Many other agencies find creative ways to "launder" their housing money into commercial and other uses.

Indian Wells certainly does not want any working-class people in its gated city of mansions and golf courses. The Indian Wells Redevelopment Agency repeatedly tried to transfer all of its housing funds to nearby Coachella, a largely poor Latino community. The State Department of Housing and Community Development has since ruled the transfer is illegal, that "Indian Wells has the obligation to use 20% of its annual property tax increment for affordable housing within its borders. Indian Wells has used redevelopment funds to build upscale hotels and golf courses that employ many low wage workers who are without affordable housing because it shirks its responsibility."

Many cities simply refuse to spend any of the required 20% on housing. The City of Industry's aggressive use of redevelopment has built shopping malls and auto plazas, yet not one new housing unit has been built there in the agency's history.

Despite the 20% requirement, the 2005-2006 State Controller's Report summary shows roughly 2% was spent on housing subsidies.

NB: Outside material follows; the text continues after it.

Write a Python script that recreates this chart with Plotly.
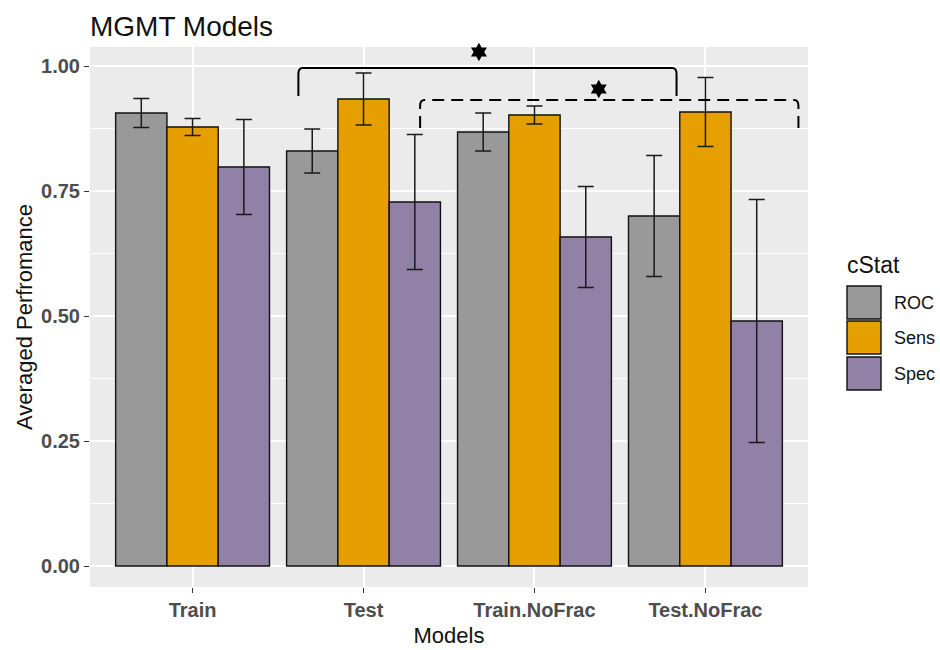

The California Redevelopment Association has long lobbied the legislature for the elimination of the housing requirement. Housing advocates have been able to keep the 20% mandate but have come to realize that it has done nothing to help low-wage earners or expand low-cost housing. Like much else in redevelopment, the original intent has been ignored.

"Local governments are penalized for housing, and rewarded for other things," states William Fulton, editor of California Planning and Development Report. "Many cities don't want to accommodate housing."

The real effect of redevelopment has been to increase housing costs statewide. To make up for losses to redevelopment property tax takeaways, school districts have levied new fees on residential development. Cities are happy to subsidize infrastructure for retail centers, then shift the burden to new housing. Commercial developments are subsidized, while residential developments face rising fees for streets, sewers, water and schools, often far beyond their direct impact.

The fiscalization of land use ties up too much property in commercial zones, thus keeping out needed housing. The actual redevelopment-funded housing that is built may gentrify an area, but the poor residents are simply shifted elsewhere.

Often the poor have nowhere to go at all. Describing L.A.'s Skid Row homeless the Catholic Worker's Jeff Dietrich writes, "They are here as a result of the city's redevelopment policy, which over the years has slipped billions of tax dollars into the pockets of rich developers while systematically stripping the urban core of its lowest cost housing."

A shift away from sales tax reliance to property tax would be a first step in more affordable housing. Cities would be rewarded for maintaining quality residential areas, rather than simply luring more retail. New homes would not be spurned as a burden, but welcomed as new property tax contributors.

This will happen if cities rely less on sales taxes and receive a greater share of local property taxes. But these new property taxes must be spent on infrastructure and public safety, and not siphoned away by redevelopment agencies. In the meantime, redevelopment remains an unneeded extra layer of government, which has only added to housing costs statewide.